▶ _Short exercise_:
Write out each line of the listing as it stands, without the images.

******************************

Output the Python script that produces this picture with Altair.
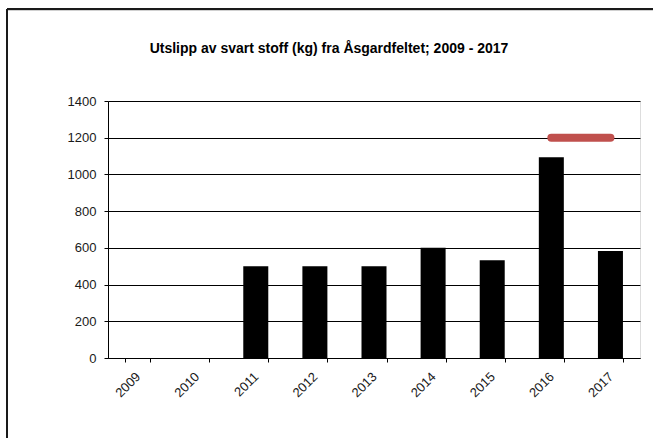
import altair as alt
import pandas as pd

# Annual black-substance discharges (kg) from the Åsgard field
years = ["2009", "2010", "2011", "2012", "2013", "2014", "2015", "2016", "2017"]
discharge_kg = [None, None, 500, 500, 500, 600, 533, 1093, 583]

# Reference level drawn across the last two years
level_years = ["2016", "2017"]
level_kg = [1200, 1200]

y_ticks = [0, 200, 400, 600, 800, 1000, 1200, 1400]

title_text = "Utslipp av svart stoff (kg) fra Åsgardfeltet; 2009 - 2017"

FONT = "Liberation Sans"
W, H = 532, 257

bars_df = pd.DataFrame({"year": years, "kg": discharge_kg})
level_df = pd.DataFrame({"year": level_years, "kg": level_kg})

x_scale = alt.Scale(domain=years, paddingInner=0.577, paddingOuter=0.2885)
y_scale = alt.Scale(domain=[0, 1400], nice=False)

bars = (
    alt.Chart(bars_df)
    .mark_bar(color="#000000")
    .encode(
        x=alt.X(
            "year:N",
            scale=x_scale,
            sort=years,
            title=None,
            axis=alt.Axis(
                labelAngle=-45,
                tickBand="extent",
                tickSize=4,
                tickColor="#000000",
                domainColor="#000000",
                labelFont=FONT,
                labelFontSize=13,
                labelColor="#1a1a1a",
                labelPadding=8,
                labelOffset=-4,
                grid=False,
            ),
        ),
        y=alt.Y(
            "kg:Q",
            scale=y_scale,
            title=None,
            axis=alt.Axis(
                values=y_ticks,
                tickCount=len(y_ticks),
                format="d",
                labelOverlap=False,
                labelFlush=False,
                tickSize=4,
                tickColor="#000000",
                domainColor="#000000",
                gridColor="#000000",
                gridWidth=1,
                labelFont=FONT,
                labelFontSize=13,
                labelColor="#1a1a1a",
                labelPadding=8,
            ),
        ),
    )
)

level = (
    alt.Chart(level_df)
    .mark_line(color="#C0504D", strokeWidth=8, strokeCap="round")
    .encode(
        x=alt.X("year:N", scale=x_scale, sort=years),
        y=alt.Y("kg:Q", scale=y_scale),
    )
)

one = alt.Data(values=[{"k": 0}])

# Chart heading, centred on the outer chart area
heading = alt.Chart(one).mark_text(
    text=title_text,
    font=FONT,
    fontSize=14,
    fontWeight="bold",
    color="#000000",
    align="center",
    baseline="alphabetic",
).encode(x=alt.value(221), y=alt.value(-48))

# Outer chart-area frame (left and top edges) with a soft inner shadow
frame_top_shadow = alt.Chart(one).mark_rule(color="#d0d0d0", strokeWidth=1).encode(
    x=alt.value(-100), x2=alt.value(W + 30), y=alt.value(-90.5)
)
frame_left = alt.Chart(one).mark_rule(color="#1a1a1a", strokeWidth=2).encode(
    x=alt.value(-101), y=alt.value(-92), y2=alt.value(H + 90)
)
frame_top = alt.Chart(one).mark_rule(color="#1a1a1a", strokeWidth=2).encode(
    x=alt.value(-101), x2=alt.value(W + 30), y=alt.value(-92)
)

chart = (
    alt.layer(bars, level, heading, frame_top_shadow, frame_left, frame_top)
    .properties(
        width=W,
        height=H,
        autosize=alt.AutoSizeParams(type="none"),
        padding={"left": 108, "top": 101, "right": 13, "bottom": 80},
    )
    .configure_view(stroke="#808080", strokeWidth=1)
    .configure(background="white")
)

chart.save("out.html", embed_options={"renderer": "svg", "actions": False})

******************************

▶ _Finished task_:
Output the Python script that produces this picture with Altair.
import altair as alt
import pandas as pd

# Annual black-substance discharges (kg) from the Åsgard field
years = ["2009", "2010", "2011", "2012", "2013", "2014", "2015", "2016", "2017"]
discharge_kg = [None, None, 500, 500, 500, 600, 533, 1093, 583]

# Reference level drawn across the last two years
level_years = ["2016", "2017"]
level_kg = [1200, 1200]

y_ticks = [0, 200, 400, 600, 800, 1000, 1200, 1400]

title_text = "Utslipp av svart stoff (kg) fra Åsgardfeltet; 2009 - 2017"

FONT = "Liberation Sans"
W, H = 532, 257

bars_df = pd.DataFrame({"year": years, "kg": discharge_kg})
level_df = pd.DataFrame({"year": level_years, "kg": level_kg})

x_scale = alt.Scale(domain=years, paddingInner=0.577, paddingOuter=0.2885)
y_scale = alt.Scale(domain=[0, 1400], nice=False)

bars = (
    alt.Chart(bars_df)
    .mark_bar(color="#000000")
    .encode(
        x=alt.X(
            "year:N",
            scale=x_scale,
            sort=years,
            title=None,
            axis=alt.Axis(
                labelAngle=-45,
                tickBand="extent",
                tickSize=4,
                tickColor="#000000",
                domainColor="#000000",
                labelFont=FONT,
                labelFontSize=13,
                labelColor="#1a1a1a",
                labelPadding=8,
                labelOffset=-4,
                grid=False,
            ),
        ),
        y=alt.Y(
            "kg:Q",
            scale=y_scale,
            title=None,
            axis=alt.Axis(
                values=y_ticks,
                tickCount=len(y_ticks),
                format="d",
                labelOverlap=False,
                labelFlush=False,
                tickSize=4,
                tickColor="#000000",
                domainColor="#000000",
                gridColor="#000000",
                gridWidth=1,
                labelFont=FONT,
                labelFontSize=13,
                labelColor="#1a1a1a",
                labelPadding=8,
            ),
        ),
    )
)

level = (
    alt.Chart(level_df)
    .mark_line(color="#C0504D", strokeWidth=8, strokeCap="round")
    .encode(
        x=alt.X("year:N", scale=x_scale, sort=years),
        y=alt.Y("kg:Q", scale=y_scale),
    )
)

one = alt.Data(values=[{"k": 0}])

# Chart heading, centred on the outer chart area
heading = alt.Chart(one).mark_text(
    text=title_text,
    font=FONT,
    fontSize=14,
    fontWeight="bold",
    color="#000000",
    align="center",
    baseline="alphabetic",
).encode(x=alt.value(221), y=alt.value(-48))

# Outer chart-area frame (left and top edges) with a soft inner shadow
frame_top_shadow = alt.Chart(one).mark_rule(color="#d0d0d0", strokeWidth=1).encode(
    x=alt.value(-100), x2=alt.value(W + 30), y=alt.value(-90.5)
)
frame_left = alt.Chart(one).mark_rule(color="#1a1a1a", strokeWidth=2).encode(
    x=alt.value(-101), y=alt.value(-92), y2=alt.value(H + 90)
)
frame_top = alt.Chart(one).mark_rule(color="#1a1a1a", strokeWidth=2).encode(
    x=alt.value(-101), x2=alt.value(W + 30), y=alt.value(-92)
)

chart = (
    alt.layer(bars, level, heading, frame_top_shadow, frame_left, frame_top)
    .properties(
        width=W,
        height=H,
        autosize=alt.AutoSizeParams(type="none"),
        padding={"left": 108, "top": 101, "right": 13, "bottom": 80},
    )
    .configure_view(stroke="#808080", strokeWidth=1)
    .configure(background="white")
)

chart.save("out.html", embed_options={"renderer": "svg", "actions": False})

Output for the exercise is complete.